ENTRIES SUPPLIED:
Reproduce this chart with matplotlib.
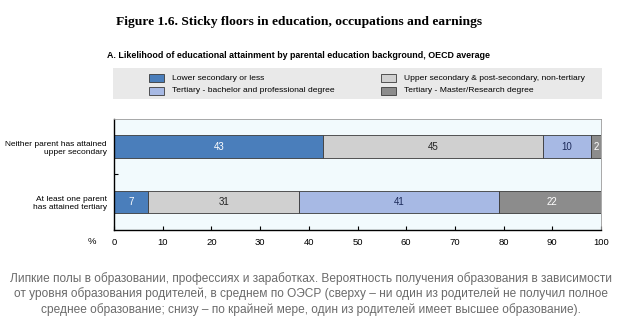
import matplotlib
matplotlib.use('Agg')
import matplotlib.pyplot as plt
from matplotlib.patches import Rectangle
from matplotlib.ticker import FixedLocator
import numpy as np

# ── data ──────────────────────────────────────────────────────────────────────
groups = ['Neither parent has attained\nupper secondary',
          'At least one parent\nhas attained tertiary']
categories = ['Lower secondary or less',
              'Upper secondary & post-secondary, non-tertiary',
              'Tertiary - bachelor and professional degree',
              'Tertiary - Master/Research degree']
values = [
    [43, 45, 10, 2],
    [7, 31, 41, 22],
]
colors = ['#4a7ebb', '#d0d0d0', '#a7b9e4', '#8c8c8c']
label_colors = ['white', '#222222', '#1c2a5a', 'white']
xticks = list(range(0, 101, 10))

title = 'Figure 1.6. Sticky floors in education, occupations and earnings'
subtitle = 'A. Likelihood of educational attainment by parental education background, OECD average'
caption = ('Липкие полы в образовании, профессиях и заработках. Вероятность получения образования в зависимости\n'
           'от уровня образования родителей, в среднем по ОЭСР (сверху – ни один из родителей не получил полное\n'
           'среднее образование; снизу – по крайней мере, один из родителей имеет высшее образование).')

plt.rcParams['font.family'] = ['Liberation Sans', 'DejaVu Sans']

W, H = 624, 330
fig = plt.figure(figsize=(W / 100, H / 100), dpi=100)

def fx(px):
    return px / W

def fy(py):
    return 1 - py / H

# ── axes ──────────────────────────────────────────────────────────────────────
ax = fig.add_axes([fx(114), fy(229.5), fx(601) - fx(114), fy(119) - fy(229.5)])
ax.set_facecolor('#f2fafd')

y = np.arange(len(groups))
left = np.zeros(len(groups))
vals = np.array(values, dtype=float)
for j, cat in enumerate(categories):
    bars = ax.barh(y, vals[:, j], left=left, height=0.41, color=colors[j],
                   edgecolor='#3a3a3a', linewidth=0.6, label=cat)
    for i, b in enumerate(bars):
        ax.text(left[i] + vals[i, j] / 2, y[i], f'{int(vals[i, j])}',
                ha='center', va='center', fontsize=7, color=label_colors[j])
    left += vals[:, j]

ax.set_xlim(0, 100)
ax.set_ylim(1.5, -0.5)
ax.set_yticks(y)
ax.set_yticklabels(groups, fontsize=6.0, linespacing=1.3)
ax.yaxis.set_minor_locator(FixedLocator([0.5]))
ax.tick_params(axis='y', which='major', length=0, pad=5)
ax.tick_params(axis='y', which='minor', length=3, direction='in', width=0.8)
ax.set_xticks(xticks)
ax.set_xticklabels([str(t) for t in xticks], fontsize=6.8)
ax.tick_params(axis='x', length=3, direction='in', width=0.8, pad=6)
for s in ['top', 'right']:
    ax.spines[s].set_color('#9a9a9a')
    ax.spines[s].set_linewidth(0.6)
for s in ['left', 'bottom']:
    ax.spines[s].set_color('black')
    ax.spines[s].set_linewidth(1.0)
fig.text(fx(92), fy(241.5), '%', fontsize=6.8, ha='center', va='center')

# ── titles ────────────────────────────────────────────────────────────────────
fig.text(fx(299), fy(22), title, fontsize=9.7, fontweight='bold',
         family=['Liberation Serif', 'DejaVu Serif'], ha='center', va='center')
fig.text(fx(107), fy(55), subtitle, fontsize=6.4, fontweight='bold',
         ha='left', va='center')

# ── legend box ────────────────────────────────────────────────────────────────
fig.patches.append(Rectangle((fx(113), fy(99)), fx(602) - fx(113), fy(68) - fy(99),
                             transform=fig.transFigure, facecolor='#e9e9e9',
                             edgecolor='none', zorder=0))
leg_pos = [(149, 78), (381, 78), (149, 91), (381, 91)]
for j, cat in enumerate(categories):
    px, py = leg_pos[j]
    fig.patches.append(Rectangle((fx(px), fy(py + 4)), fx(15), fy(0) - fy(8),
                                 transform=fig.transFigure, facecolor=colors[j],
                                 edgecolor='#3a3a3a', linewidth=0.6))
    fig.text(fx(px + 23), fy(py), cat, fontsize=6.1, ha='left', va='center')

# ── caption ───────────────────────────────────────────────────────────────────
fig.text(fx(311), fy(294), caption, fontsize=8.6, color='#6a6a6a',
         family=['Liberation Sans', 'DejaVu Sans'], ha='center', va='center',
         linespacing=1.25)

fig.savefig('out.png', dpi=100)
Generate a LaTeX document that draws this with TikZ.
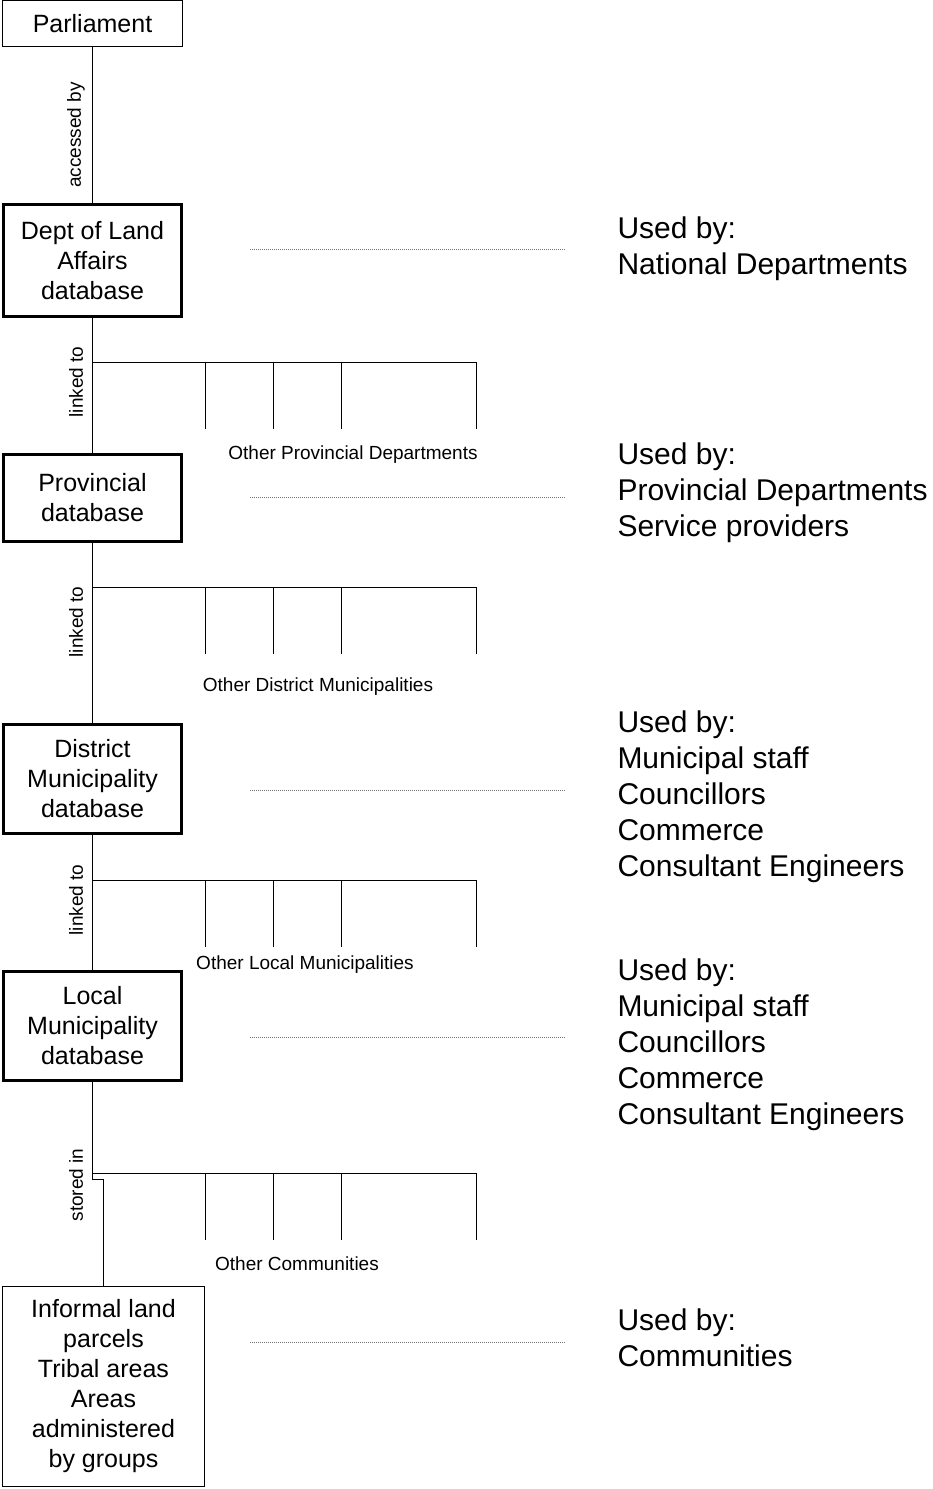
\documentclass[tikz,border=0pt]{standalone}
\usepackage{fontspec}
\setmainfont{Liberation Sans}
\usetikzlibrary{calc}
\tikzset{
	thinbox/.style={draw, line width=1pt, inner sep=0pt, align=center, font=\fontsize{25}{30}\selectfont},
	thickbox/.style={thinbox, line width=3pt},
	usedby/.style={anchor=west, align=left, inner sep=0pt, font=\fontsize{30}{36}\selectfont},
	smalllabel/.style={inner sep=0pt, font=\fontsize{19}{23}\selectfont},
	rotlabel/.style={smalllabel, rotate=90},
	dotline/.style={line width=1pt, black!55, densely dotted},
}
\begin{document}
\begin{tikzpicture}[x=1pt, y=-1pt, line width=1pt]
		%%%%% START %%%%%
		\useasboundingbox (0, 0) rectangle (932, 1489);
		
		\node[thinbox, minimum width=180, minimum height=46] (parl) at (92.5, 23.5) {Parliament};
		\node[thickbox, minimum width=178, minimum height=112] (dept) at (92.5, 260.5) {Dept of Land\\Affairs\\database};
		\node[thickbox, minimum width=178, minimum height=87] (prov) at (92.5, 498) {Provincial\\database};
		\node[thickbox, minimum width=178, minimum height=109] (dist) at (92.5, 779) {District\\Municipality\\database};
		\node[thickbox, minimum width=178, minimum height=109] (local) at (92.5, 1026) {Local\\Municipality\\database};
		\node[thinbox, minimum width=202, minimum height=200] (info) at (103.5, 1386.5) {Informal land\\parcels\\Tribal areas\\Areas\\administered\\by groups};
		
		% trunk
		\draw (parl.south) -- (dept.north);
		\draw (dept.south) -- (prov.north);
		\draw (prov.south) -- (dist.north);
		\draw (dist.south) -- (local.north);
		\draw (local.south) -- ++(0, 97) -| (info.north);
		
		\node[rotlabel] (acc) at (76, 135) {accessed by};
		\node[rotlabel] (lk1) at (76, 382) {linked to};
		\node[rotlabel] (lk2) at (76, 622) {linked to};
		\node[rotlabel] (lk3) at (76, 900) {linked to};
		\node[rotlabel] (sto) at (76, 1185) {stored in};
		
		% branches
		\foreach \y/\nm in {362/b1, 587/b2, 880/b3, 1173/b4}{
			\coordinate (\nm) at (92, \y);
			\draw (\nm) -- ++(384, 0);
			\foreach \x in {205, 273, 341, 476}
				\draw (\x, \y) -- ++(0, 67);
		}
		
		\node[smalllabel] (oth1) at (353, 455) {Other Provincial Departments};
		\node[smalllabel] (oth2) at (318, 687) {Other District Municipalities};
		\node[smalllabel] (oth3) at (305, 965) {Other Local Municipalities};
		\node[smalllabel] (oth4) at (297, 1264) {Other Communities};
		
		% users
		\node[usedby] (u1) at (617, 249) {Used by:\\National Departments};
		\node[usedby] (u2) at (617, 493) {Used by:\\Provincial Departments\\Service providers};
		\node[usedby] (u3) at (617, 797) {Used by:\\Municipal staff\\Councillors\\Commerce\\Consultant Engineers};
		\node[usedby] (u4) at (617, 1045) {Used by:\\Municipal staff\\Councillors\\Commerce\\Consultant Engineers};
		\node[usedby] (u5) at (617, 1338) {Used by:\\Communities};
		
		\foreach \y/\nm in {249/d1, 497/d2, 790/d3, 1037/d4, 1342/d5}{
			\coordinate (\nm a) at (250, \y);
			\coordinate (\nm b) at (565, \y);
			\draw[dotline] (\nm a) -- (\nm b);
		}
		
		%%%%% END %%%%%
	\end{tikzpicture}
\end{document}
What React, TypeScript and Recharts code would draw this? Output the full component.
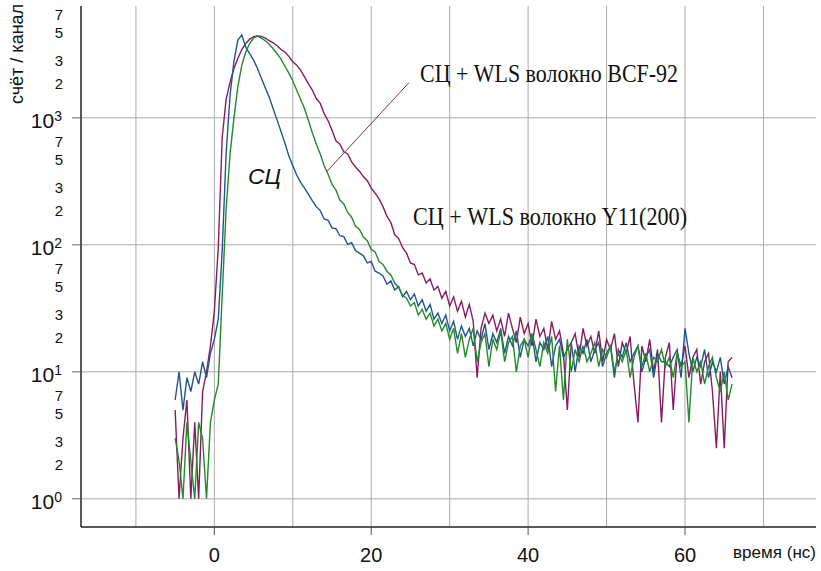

REQUIRED WORK: Pull out every line of the records that includes the string "this".

TASK OUTPUT:
Reproduce this chart with matplotlib.
Generate a LaTeX document that draws this with TikZ.
What React, TypeScript and Recharts code would draw this? Output the full component.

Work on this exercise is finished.